◆ Work instructions
Leave out all pictures and return, exactly as written, the lines from the line containing "Generate a web" to the line containing "var popColors = ['#ff0000', '#5cb531', '#f8b6cb', '#702b8f'];", both ends kept.

◆ Supplied material
※ ※ ※

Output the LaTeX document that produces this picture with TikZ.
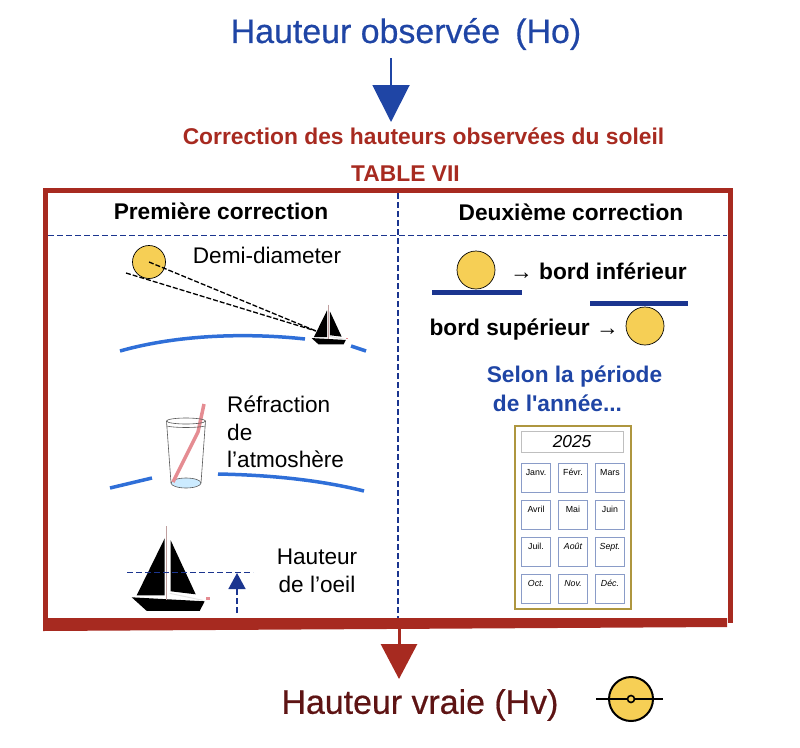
\documentclass[tikz,border=0pt]{standalone}
\usepackage{fontspec}
\setmainfont[Ligatures=TeXOff]{Liberation Sans}
\newfontfamily\heavyfont[FakeBold=0.5]{Liberation Sans}
\usetikzlibrary{arrows.meta}

\definecolor{framered}{HTML}{A72A20}
\definecolor{darkwine}{HTML}{5E1414}
\definecolor{titleblue}{HTML}{1F45A5}
\definecolor{navy}{HTML}{1B358F}
\definecolor{skyblue}{HTML}{2F6FD8}
\definecolor{sunyellow}{HTML}{F6CF55}
\definecolor{gold}{HTML}{AE963F}
\definecolor{straw}{HTML}{E58C92}
\definecolor{cellblue}{HTML}{8A9CC8}

\newcommand{\fs}[1]{\fontsize{#1}{#1}\selectfont}

\begin{document}
\begin{tikzpicture}[x=1pt,y=-1pt]
      \tikzset{
        every node/.style={inner sep=0pt},
        sun/.style={circle,draw=black,fill=sunyellow,line width=0.7pt,minimum size=38pt},
        heading/.style={font=\fs{22.7}\bfseries},
        plain/.style={font=\fs{22.6}},
        horizon/.style={skyblue,line width=3.5pt},
        rule/.style={navy,line width=1.5pt,dash pattern=on 6pt off 3pt},
        bar/.style={navy,line width=5pt},
        cell/.style={draw=cellblue,line width=1pt,minimum size=29pt,text height=8pt,text depth=13pt,font=\fs{8.8}},
        cellit/.style={cell,font=\fs{8.8}\itshape},
        boat/.pic={
          \fill[black] (-2,-61) -- (-2,-4) -- (-30,-4) -- cycle;
          \fill[black] (4,-59) -- (29,-5) -- (4,-8) -- cycle;
          \fill[black] (-35,-2) -- (38,2) -- (33,11.6) -- (-20,11.6) -- cycle;
          \draw[gray!50!pink,line width=1pt] (0,-73) -- (0,1);
          \draw[gray!20,line width=1pt] (3,-6) -- (36,1);
          \fill[straw] (39,-2) rectangle (43,1);
        }
      }

      \useasboundingbox (0,0) rectangle (800,747);

      \node[font=\fs{33.9}\heavyfont,text=titleblue] (ho) at (406,34) {Hauteur observée\, (Ho)};
      \node[font=\fs{22.8}\bfseries,text=framered] (title) at (423.5,136.5) {Correction des hauteurs observées du soleil};
      \node[font=\fs{22.8}\bfseries,text=framered] (table) at (405.5,174) {TABLE VII};
      \node[font=\fs{33.9}\heavyfont,text=darkwine] (hv) at (420,705) {Hauteur vraie (Hv)};

      \coordinate (hotop) at (391,58);
      \coordinate (hotip) at (391,122);
      \draw[titleblue,line width=2pt,-{Triangle[length=37pt,width=37pt]}] (hotop) -- (hotip);

      \draw[framered,line width=5pt] (45.5,624) -- (45.5,190.5) -- (730,190.5) -- (730,623);
      \fill[framered] (43,618) -- (727,618) -- (727,627) -- (43,631) -- cycle;

      \coordinate (hvtop) at (399,627);
      \coordinate (hvtip) at (399,679);
      \draw[framered,line width=3pt,-{Triangle[length=35pt,width=36pt]}] (hvtop) -- (hvtip);

      \draw[rule] (48,235.5) -- (727,235.5);
      \draw[rule] (398,193) -- (398,618);

      \node[heading] (first) at (221,211) {Première correction};
      \node[heading] (second) at (571,212) {Deuxième correction};

      \draw[horizon] (120,351) .. controls (180,334) and (250,333) .. (305,339);
      \draw[horizon] (351,346) -- (366,351);
      \node[sun,minimum size=33pt] (sunone) at (149,262) {};
      \coordinate (lowray) at (126,273);
      \coordinate (boatray) at (316,331);
      \draw[black,line width=1.3pt,dash pattern=on 5pt off 2pt] (sunone.center) -- (boatray);
      \draw[black,line width=1.3pt,dash pattern=on 5pt off 2pt] (lowray) -- (boatray);
      \pic[scale=0.47] (smallboat) at (328,339) {boat};
      \node[plain] (demi) at (267,255) {Demi-diameter};

      \draw[horizon] (110,488) -- (152,478);
      \draw[horizon] (218,474) .. controls (270,475) and (320,480) .. (364,491);
      \fill[blue!40!cyan!20] (186,483) ellipse (15 and 5);
      \draw[gray!70!black,line width=0.6pt] (186,483) ellipse (15 and 5);
      \draw[straw,line width=3.5pt] (204,404) -- (198,432) -- (173,482);
      \draw[gray!70!black,line width=0.6pt] (186,421) ellipse (19.5 and 3);
      \draw[gray!70!black,line width=0.6pt] (166.5,426) .. controls (175,428) and (197,428) .. (205.5,426);
      \draw[gray!70!black,line width=0.6pt] (166.5,421) -- (171,483);
      \draw[gray!70!black,line width=0.6pt] (205.5,421) -- (201,483);
      \node[align=left,anchor=west,font=\fontsize{22.6}{27.5}\selectfont] (refr) at (227,432) {Réfraction\\de\\l’atmoshère};

      \pic (bigboat) at (166.7,599.3) {boat};
      \node[align=center,font=\fontsize{22.6}{28}\selectfont] (oeil) at (317,571) {Hauteur\\de l’oeil};
      \draw[rule] (127,572.7) -- (253,572.7);
      \coordinate (eyefoot) at (237,613);
      \coordinate (eyetip) at (237,573);
      \draw[rule,-{Triangle[length=16pt,width=17pt,sep=0pt]}] (eyefoot) -- (eyetip);

      \node[sun] (suninf) at (476,270) {};
      \draw[bar] (432,292) -- (522,292);
      \node[heading,anchor=west] (inf) at (510,271) {→ bord inférieur};
      \node[sun] (sunsup) at (645,326) {};
      \draw[bar] (590,303) -- (688,303);
      \node[heading,anchor=east] (sup) at (619,330) {bord supérieur →};

      \node[heading,text=titleblue] (selon) at (574.5,377) {Selon la période};
      \node[heading,text=titleblue] (annee) at (557.5,403) {de l'année...};

      \draw[gold,line width=2.5pt] (515,426) rectangle (631,609);
      \node[draw=gray!50,line width=1pt,minimum width=102pt,minimum height=21pt,font=\fs{17.3}\itshape] (year) at (572,441.5) {2025};

      \tikzset{node distance=37pt}
      \node[cell] (jan) at (536,478) {Janv.};
      \node[cell,right of=jan] (feb) {Févr.};
      \node[cell,right of=feb] (mar) {Mars};
      \node[cell,below of=jan] (apr) {Avril};
      \node[cell,right of=apr] (may) {Mai};
      \node[cell,right of=may] (jun) {Juin};
      \node[cell,below of=apr] (jul) {Juil.};
      \node[cellit,right of=jul] (aug) {Août};
      \node[cellit,right of=aug] (sep) {Sept.};
      \node[cellit,below of=jul] (oct) {Oct.};
      \node[cellit,right of=oct] (nov) {Nov.};
      \node[cellit,right of=nov] (dec) {Déc.};

      \coordinate (symleft) at (596,699);
      \coordinate (symright) at (663,699);
      \node[circle,draw=black,fill=sunyellow,line width=2pt,minimum size=44pt] (symbol) at (631,699) {};
      \draw[black,line width=2pt] (symleft) -- (symright);
      \node[circle,draw=black,fill=sunyellow,line width=1.6pt,minimum size=7pt] (symdot) at (631,699) {};
    \end{tikzpicture}
\end{document}
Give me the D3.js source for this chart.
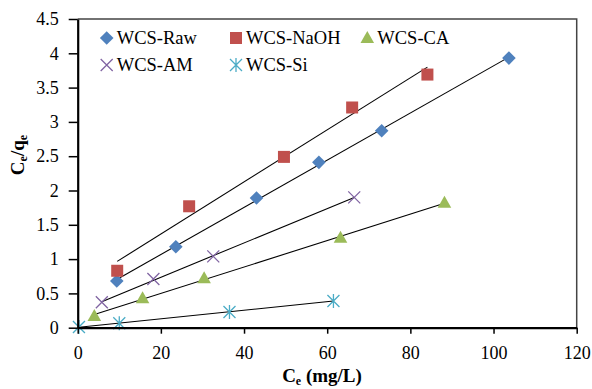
<!DOCTYPE html>
<html>
<head>
<meta charset="utf-8">
<script src="https://cdn.jsdelivr.net/npm/d3@7"></script>
<style>
  body { margin: 0; background: #fff; }
</style>
</head>
<body>
<div id="chart"></div>
<script>
// data
const rawCe = [9.4, 23.6, 43.0, 58.0, 73.1, 103.7];
const rawQ = [0.68, 1.18, 1.89, 2.41, 2.87, 3.93];
const naohCe = [9.5, 26.8, 49.6, 66.0, 84.1];
const naohQ = [0.83, 1.77, 2.49, 3.21, 3.69];
const caCe = [4.0, 15.6, 30.4, 63.2, 88.2];
const caQ = [0.17, 0.43, 0.72, 1.31, 1.82];
const amCe = [5.8, 18.2, 32.6, 66.5];
const amQ = [0.37, 0.71, 1.04, 1.90];
const siCe = [0.3, 10.0, 36.5, 61.5];
const siQ = [0.01, 0.065, 0.23, 0.39];

const seriesNames = ["WCS-Raw", "WCS-NaOH", "WCS-CA", "WCS-AM", "WCS-Si"];
const xTicks = [0, 20, 40, 60, 80, 100, 120];
const yTicks = [0, 0.5, 1, 1.5, 2, 2.5, 3, 3.5, 4, 4.5];
const yTickLabels = ["0", "0.5", "1", "1.5", "2", "2.5", "3", "3.5", "4", "4.5"];

const series = [
    { name: seriesNames[0], x: rawCe, y: rawQ, color: "#4F81BD", shape: "diamond" },
    { name: seriesNames[1], x: naohCe, y: naohQ, color: "#C0504D", shape: "square" },
    { name: seriesNames[2], x: caCe, y: caQ, color: "#9BBB59", shape: "triangle" },
    { name: seriesNames[3], x: amCe, y: amQ, color: "#8064A2", shape: "x" },
    { name: seriesNames[4], x: siCe, y: siQ, color: "#4BACC6", shape: "star" }
];

const width = 592, height = 389;
const margin = { top: 19, left: 77.7, right: 15.3, bottom: 61.3 };
const FONT = '"Times New Roman"';

// set the serif face on a text element both ways
function serif(sel) {
    return sel.attr("font-family", "Times New Roman").style("font-family", FONT);
}

const svg = d3.select("#chart").append("svg")
    .attr("width", width)
    .attr("height", height);

const xScale = d3.scaleLinear().domain([0, 120]).range([margin.left, width - margin.right]);
const yScale = d3.scaleLinear().domain([0, 4.5]).range([height - margin.bottom, margin.top]);

// plot frame (top + right)
svg.append("path")
    .attr("d", `M${xScale(0)},${yScale(4.5)}H${xScale(120)}V${yScale(0)}`)
    .attr("fill", "none")
    .attr("stroke", "#444")
    .attr("stroke-width", 1.5);

// linear fits (least squares, from min to max Ce)
function fit(xs, ys) {
    const mx = d3.mean(xs), my = d3.mean(ys);
    const slope = d3.sum(xs, (v, i) => (v - mx) * (ys[i] - my)) / d3.sum(xs, v => (v - mx) * (v - mx));
    return { slope: slope, icpt: my - slope * mx };
}

series.forEach(function (s) {
    const f = fit(s.x, s.y);
    const x0 = d3.min(s.x), x1 = d3.max(s.x);
    svg.append("line")
        .attr("x1", xScale(x0)).attr("y1", yScale(f.icpt + f.slope * x0))
        .attr("x2", xScale(x1)).attr("y2", yScale(f.icpt + f.slope * x1))
        .attr("stroke", "#000")
        .attr("stroke-width", 1.1);
});

// markers
function marker(g, shape, color) {
    if (shape === "diamond") {
        g.append("path").attr("d", "M0,-6.8L6.8,0L0,6.8L-6.8,0Z").attr("fill", color);
    } else if (shape === "square") {
        g.append("rect").attr("x", -6).attr("y", -6).attr("width", 12).attr("height", 12).attr("fill", color);
    } else if (shape === "triangle") {
        g.append("path").attr("d", "M0,-7L6.8,5L-6.8,5Z").attr("fill", color);
    } else if (shape === "x") {
        g.append("path").attr("d", "M-6,-6L6,6M6,-6L-6,6")
            .attr("stroke", color).attr("stroke-width", 1.3).attr("fill", "none");
    } else {
        g.append("path").attr("d", "M-6,-6L6,6M6,-6L-6,6M0,-7V7")
            .attr("stroke", color).attr("stroke-width", 1.3).attr("fill", "none");
    }
}

series.forEach(function (s) {
    svg.selectAll(null)
        .data(s.x.map((v, i) => [v, s.y[i]]))
        .enter()
        .append("g")
        .attr("transform", d => `translate(${xScale(d[0])},${yScale(d[1])})`)
        .each(function () { marker(d3.select(this), s.shape, s.color); });
});

// axes
const xAxis = svg.append("g")
    .attr("transform", `translate(0,${yScale(0)})`)
    .call(d3.axisBottom(xScale).tickValues(xTicks).tickSize(6).tickSizeOuter(0).tickPadding(13));

const yAxis = svg.append("g")
    .attr("transform", `translate(${xScale(0)},0)`)
    .call(d3.axisLeft(yScale).tickValues(yTicks).tickFormat((d, i) => yTickLabels[i])
        .tickSize(9).tickSizeOuter(0).tickPadding(10));

[xAxis, yAxis].forEach(function (a) {
    serif(a).attr("font-size", 18);
    a.select(".domain").attr("stroke", "#000").attr("stroke-width", 2.2);
    a.selectAll(".tick line").attr("stroke", "#000").attr("stroke-width", 1.5);
    serif(a.selectAll(".tick text"))
        .attr("font-size", 18)
        .attr("fill", "#000");
});

// axis labels
const xLabel = serif(svg.append("text"))
    .attr("x", 322)
    .attr("y", 382)
    .attr("text-anchor", "middle")
    .attr("font-size", 19)
    .attr("font-weight", "bold");
xLabel.append("tspan").text("C");
xLabel.append("tspan").attr("dy", 3).attr("font-size", 12).text("e");
xLabel.append("tspan").attr("dy", -3).text(" (mg/L)");

const yLabel = serif(svg.append("text"))
    .attr("transform", "translate(24,155) rotate(-90)")
    .attr("text-anchor", "middle")
    .attr("font-size", 19)
    .attr("font-weight", "bold");
yLabel.append("tspan").text("C");
yLabel.append("tspan").attr("dy", 3).attr("font-size", 12).text("e");
yLabel.append("tspan").attr("dy", -3).text("/q");
yLabel.append("tspan").attr("dy", 3).attr("font-size", 12).text("e");

// legend
const legendPos = [[106.7, 38], [236, 38], [367.3, 38], [106.7, 65], [236, 65]];
series.forEach(function (s, i) {
    const g = svg.append("g").attr("transform", `translate(${legendPos[i][0]},${legendPos[i][1]})`);
    marker(g, s.shape, s.color);
    serif(g.append("text"))
        .attr("x", 10)
        .attr("y", 6)
        .attr("font-size", 18.5)
        .text(s.name);
});
</script>
</body>
</html>
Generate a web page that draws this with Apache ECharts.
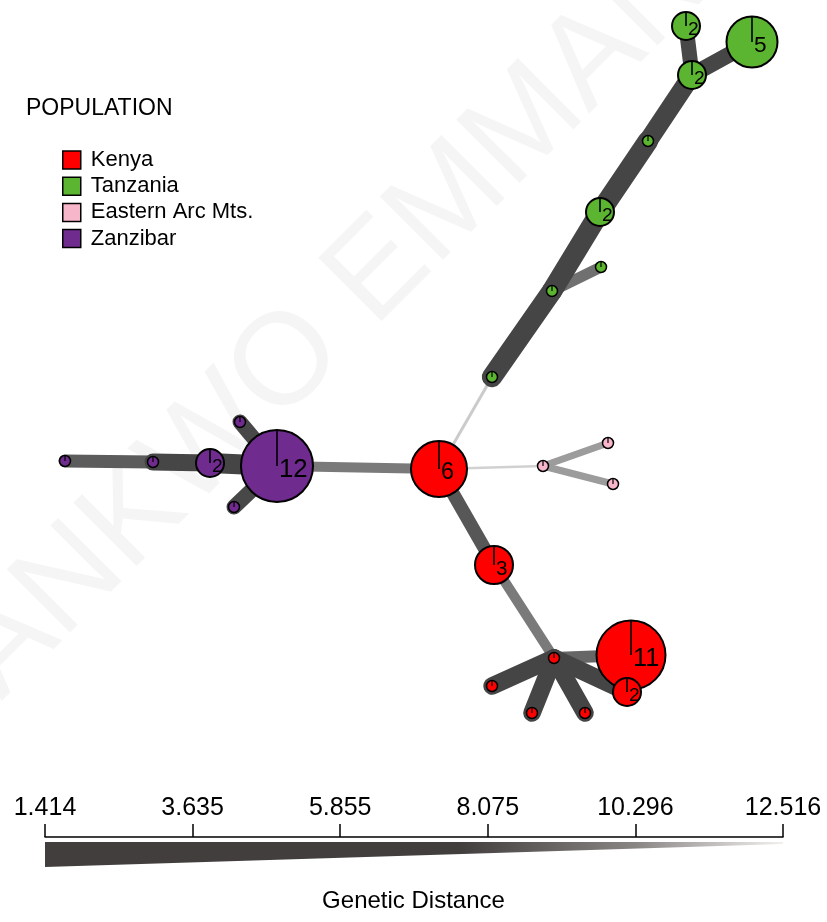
<!DOCTYPE html>
<html>
<head>
<meta charset="utf-8">
<script src="https://cdn.jsdelivr.net/npm/echarts@6/dist/echarts.min.js"></script>
<style>
  html, body { margin: 0; padding: 0; background: #fff; }
  #chart { width: 827px; height: 922px; }
</style>
</head>
<body>
<div id="chart"></div>
<script>
// populations
var populations = ['Kenya', 'Tanzania', 'Eastern Arc Mts.', 'Zanzibar'];
var popColors = ['#ff0000', '#5cb531', '#f8b6cb', '#702b8f'];

// haplotype nodes (layout position, haplotype count, population index)
var nodeNames = ['P12', 'P2', 'Pa', 'Pb', 'Pc', 'Pd',
                 'K6', 'K3', 'Kh', 'K11', 'K2', 'Ka', 'Kb', 'Kc',
                 'Ea', 'Eb', 'Ec',
                 'Ga', 'Gb', 'Gc', 'G2', 'Gd', 'G2b', 'G2c', 'G5'];
var nodeX = [277, 210, 153, 65, 240, 234,
             439, 494, 554, 631, 627, 492, 532, 585,
             543, 608, 613,
             492, 552, 601, 600, 648, 692, 686, 752];
var nodeY = [466, 463, 462, 461, 422, 507,
             469, 565, 658, 655, 692, 686, 713, 713,
             466, 443, 484,
             377, 291, 267, 212, 141, 75, 26, 42];
var nodeCount = [12, 2, 1, 1, 1, 1,
                 6, 3, 1, 11, 2, 1, 1, 1,
                 1, 1, 1,
                 1, 1, 1, 2, 1, 2, 2, 5];
var nodePop = [3, 3, 3, 3, 3, 3,
               0, 0, 0, 0, 0, 0, 0, 0,
               2, 2, 2,
               1, 1, 1, 1, 1, 1, 1, 1];

// links and their genetic distance
var edgeFrom = ['Pb', 'Pa', 'P2', 'P12', 'P12', 'P12', 'K6', 'K6', 'Ea', 'Ea',
                'K6', 'K3', 'Kh', 'Kh', 'Kh', 'Kh', 'Kh',
                'Ga', 'Gb', 'Gb', 'G2', 'Gd', 'G2b', 'G2b'];
var edgeTo = ['Pa', 'P2', 'P12', 'Pc', 'Pd', 'K6', 'Ga', 'Ea', 'Eb', 'Ec',
              'K3', 'Kh', 'K11', 'Ka', 'Kb', 'Kc', 'K2',
              'Gb', 'Gc', 'G2', 'Gd', 'G2b', 'G2c', 'G5'];
var edgeDist = [7.43, 5.58, 4.19, 6.50, 6.50, 8.82, 12.05, 12.28, 10.20, 10.20,
                7.20, 8.82, 7.89, 5.30, 5.30, 5.30, 5.30,
                4.00, 8.35, 4.00, 4.00, 4.65, 6.50, 6.04];

// scale bar
var distMin = 1.414;
var distMax = 12.516;
var tickValues = [1.414, 3.635, 5.855, 8.075, 10.296, 12.516];

var radiusByCount = { 1: 5.5, 2: 14, 3: 19, 5: 25.5, 6: 28, 11: 34.5, 12: 36 };
var numFont = '"Liberation Sans Narrow", "Liberation Sans", sans-serif';
var textFont = '"Liberation Sans", Arial, sans-serif';

var nodeIndex = {};
nodeNames.forEach(function(n, i) { nodeIndex[n] = i; });

function edgeWidth(d) {
  var t = (d - distMin) / (distMax - distMin);
  return 2 + 24 * (1 - t);
}
function edgeColor(d) {
  var t = (d - distMin) / (distMax - distMin);
  var g;
  if (t <= 0.45) g = 68 + 4 * t;
  else if (t <= 0.7) g = 70 + (t - 0.45) / 0.25 * 60;
  else g = 130 + (t - 0.7) / 0.3 * 85;
  g = Math.round(g);
  return 'rgb(' + g + ',' + g + ',' + g + ')';
}

var chart = echarts.init(document.getElementById('chart'));

var edgeSeries = {
  type: 'custom',
  coordinateSystem: 'cartesian2d',
  xAxisIndex: 0,
  yAxisIndex: 0,
  silent: true,
  z: 1,
  data: edgeDist.map(function(d, i) { return [i, d]; }),
  renderItem: function(params, api) {
    var i = api.value(0);
    var d = api.value(1);
    var a = nodeIndex[edgeFrom[i]], b = nodeIndex[edgeTo[i]];
    var p1 = api.coord([nodeX[a], nodeY[a]]);
    var p2 = api.coord([nodeX[b], nodeY[b]]);
    return {
      type: 'line',
      shape: { x1: p1[0], y1: p1[1], x2: p2[0], y2: p2[1] },
      style: { stroke: edgeColor(d), lineWidth: edgeWidth(d), lineCap: 'round' }
    };
  }
};

var nodeSeries = populations.map(function(pop, p) {
  var data = [];
  nodeNames.forEach(function(n, i) {
    if (nodePop[i] === p) data.push([nodeX[i], nodeY[i], nodeCount[i]]);
  });
  return {
    type: 'custom',
    name: pop,
    coordinateSystem: 'cartesian2d',
    xAxisIndex: 0,
    yAxisIndex: 0,
    silent: true,
    z: 3,
    itemStyle: { color: popColors[p], borderColor: '#000', borderWidth: 1.5 },
    encode: { x: 0, y: 1 },
    data: data,
    renderItem: function(params, api) {
      var pt = api.coord([api.value(0), api.value(1)]);
      var c = api.value(2);
      var r = radiusByCount[c];
      var big = r > 10;
      var children = [
        { type: 'circle', shape: { cx: pt[0], cy: pt[1], r: r },
          style: { fill: popColors[p], stroke: '#000', lineWidth: big ? 2 : 1.5 } },
        { type: 'line', shape: { x1: pt[0], y1: pt[1], x2: pt[0], y2: pt[1] - r },
          style: { stroke: '#000', lineWidth: big ? 1.6 : 1.2 } }
      ];
      if (c > 1) {
        children.push({
          type: 'text', x: pt[0] + 2, y: pt[1] + 4,
          style: { text: String(c), fontSize: 15 + r * 0.3, fontFamily: numFont,
                   fill: '#000', align: 'left', verticalAlign: 'middle' }
        });
      }
      return { type: 'group', children: children };
    }
  };
});

var wedgeSeries = {
  type: 'custom',
  coordinateSystem: 'cartesian2d',
  xAxisIndex: 1,
  yAxisIndex: 1,
  silent: true,
  data: [[distMin, distMax]],
  renderItem: function(params, api) {
    var x0 = api.coord([api.value(0), 0])[0];
    var x1 = api.coord([api.value(1), 0])[0];
    var y0 = params.coordSys.y;
    return {
      type: 'polygon',
      shape: { points: [[x0, y0 + 5], [x1, y0 + 5], [x1, y0 + 7], [x0, y0 + 30]] },
      style: {
        fill: new echarts.graphic.LinearGradient(0, 0, 1, 0, [
          { offset: 0, color: '#433e3e' },
          { offset: 0.56, color: '#433e3e' },
          { offset: 0.63, color: '#585353' },
          { offset: 0.8, color: '#8a8585' },
          { offset: 1, color: '#f2f0ee' }
        ])
      }
    };
  }
};

chart.setOption({
  animation: false,
  backgroundColor: '#fff',
  title: [
    { text: 'POPULATION', left: 26, top: 97, padding: 0,
      textStyle: { fontSize: 23, fontWeight: 'normal', color: '#000', fontFamily: textFont } },
    { text: 'Genetic Distance', left: 'center', top: 889, padding: 0,
      textStyle: { fontSize: 24, fontWeight: 'normal', color: '#000', fontFamily: textFont } }
  ],
  legend: {
    data: populations,
    orient: 'vertical',
    left: 62,
    top: 149,
    padding: 0,
    itemWidth: 18,
    itemHeight: 18,
    itemGap: 4.2,
    icon: 'rect',
    selectedMode: false,
    itemStyle: { borderColor: '#000', borderWidth: 1.5 },
    textStyle: { fontSize: 22, lineHeight: 18, color: '#000', fontFamily: textFont, padding: [0, 0, 0, 5] }
  },
  graphic: [{
    type: 'text', x: -70, y: 630, rotation: Math.PI / 4, z: -10, silent: true,
    style: { text: 'ANKWO EMMAN', fontSize: 130, fill: '#f5f5f5', fontFamily: textFont }
  }],
  grid: [
    { left: 0, top: 0, width: 827, height: 922 },
    { left: 45, top: 837, width: 738, height: 30 }
  ],
  xAxis: [
    { gridIndex: 0, type: 'value', min: 0, max: 827, show: false },
    { gridIndex: 1, type: 'value', min: distMin, max: distMax, position: 'top',
      splitLine: { show: false },
      axisLine: { show: true, lineStyle: { color: '#000', width: 1.5 } },
      axisTick: { show: true, length: 13, customValues: tickValues, lineStyle: { color: '#000', width: 1.5 } },
      axisLabel: { customValues: tickValues, margin: 16, fontSize: 25, color: '#000', fontFamily: textFont,
                   formatter: function(v) { return v.toFixed(3); } } }
  ],
  yAxis: [
    { gridIndex: 0, type: 'value', min: 0, max: 922, inverse: true, show: false },
    { gridIndex: 1, type: 'value', min: 0, max: 30, inverse: true, show: false }
  ],
  series: [edgeSeries].concat(nodeSeries).concat([wedgeSeries])
});
window.addEventListener('resize', function() { chart.resize(); });
</script>
</body>
</html>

※ ※ ※

◆ Correct result
Generate a web page that draws this with Apache ECharts.
<!DOCTYPE html>
<html>
<head>
<meta charset="utf-8">
<script src="https://cdn.jsdelivr.net/npm/echarts@6/dist/echarts.min.js"></script>
<style>
  html, body { margin: 0; padding: 0; background: #fff; }
  #chart { width: 827px; height: 922px; }
</style>
</head>
<body>
<div id="chart"></div>
<script>
// populations
var populations = ['Kenya', 'Tanzania', 'Eastern Arc Mts.', 'Zanzibar'];
var popColors = ['#ff0000', '#5cb531', '#f8b6cb', '#702b8f'];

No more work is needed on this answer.